May or may not help: http://books.google.com/books?id=XG...wAw#v=onepage&q=Gen V 502 oil gallery&f=false
You wil probably need to pull the engine back apart... I had one that the rear cam bearing was not installed correct and only had 20 psi. Installed correct it had 90 psi
Yeah it'll live on 20 psi. That's why I mentioned to start it.NOT RUN IT! Especially if it's got a roller cam then you don't have to rev the engine to break in the cam. Just let it idle. On most of my engines I tap the by-p*** and put in a threaded plug.I haven't had one fail but just do it because it makes sense. A 200 rpm drill motor won't reflect 2000+ rpms. I've seen loose engines idle at 20 and hit 80 at 4000 up,etc. Another thing I've done is remove the pan and sink the pick up in a coffee can with oil and spin the pump and watch the bearings to see which ones dribble and which ones pour. They should all dribble. I've seen scarred cam bearings cause internal leaks. The suggestion to rotate the crank every 90 degrees and see if there is a drop or spike is a good idea.
Had the same problem with my 427 BBC. I ended up tearing the engine down and found the machine shop had installed the wrong rear cam bearing. The one they installed was for a 396 with solid lifter cam, and it had a groove in the center of the cam bearing. I pulled that and installed the correct bearing. It now runs at 45 psi at idle, and around 85 psi at cruising speed.
I would not run it at all. Most of the time it is simple thing that is over looked. What are you using as a primer?
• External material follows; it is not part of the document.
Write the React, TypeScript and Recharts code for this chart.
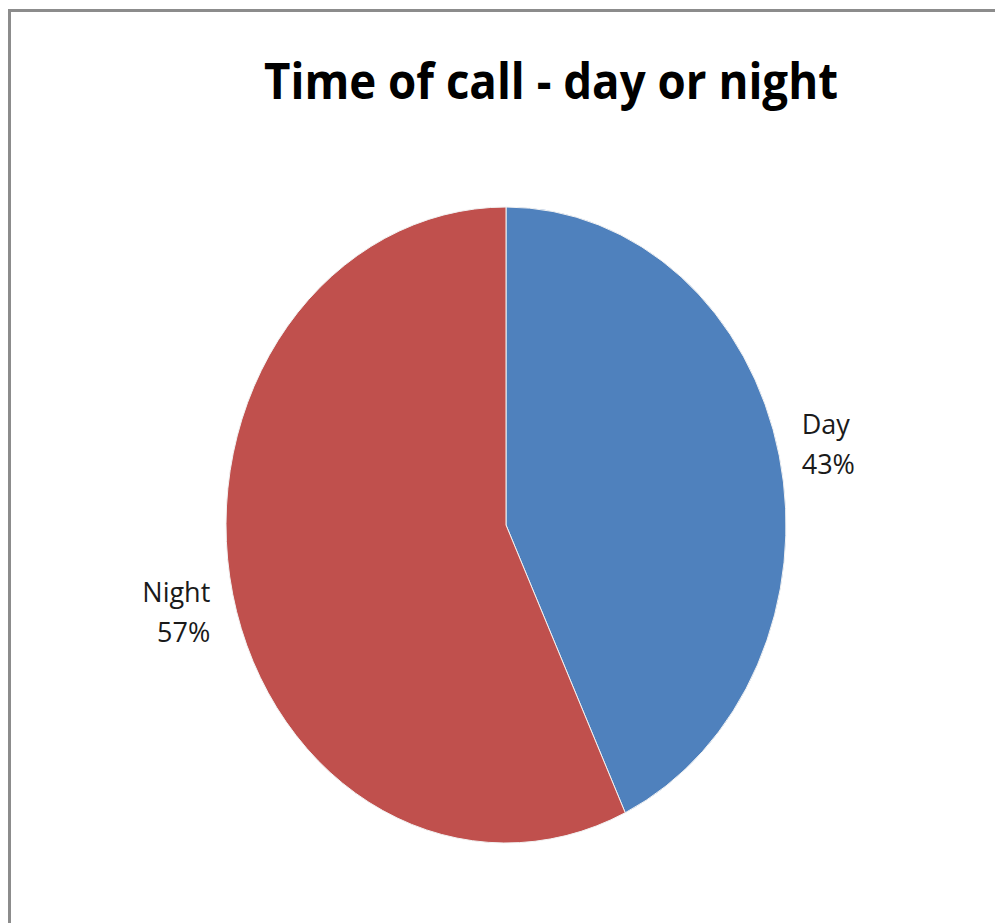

I had a Goodwrench SBC that gave me sort of the same B.S. but it turned out that my Black & Decker Pecker Wrecker drill was the problem so I fired the engine right up and drove it for another 100K. With a BBC you need to rotate it just to get oil up to the top by lining up the lifter oiling holes to the oil galley port.
There is also supposed to be a rubber o-ring under the rear main cap. make sure that is in place while you're at it.
Looks like you've most likely found your problem with the missing plugs. You said it has a Melling oil pump. Check to see if it's a normal pump without the anti-cavitation grooves in the cover and body above and below the gears. The part number will have a "C" suffix if you know the part number. The anti-cavitation pumps are intended for high RPM use only and produce minimal oil pressure - less than stock - at normal idle speeds. The SBC 555-C pump only makes 5-10 PSI at normal slow idle speeds. If this is a street engine, and you have that style of pump, replace it.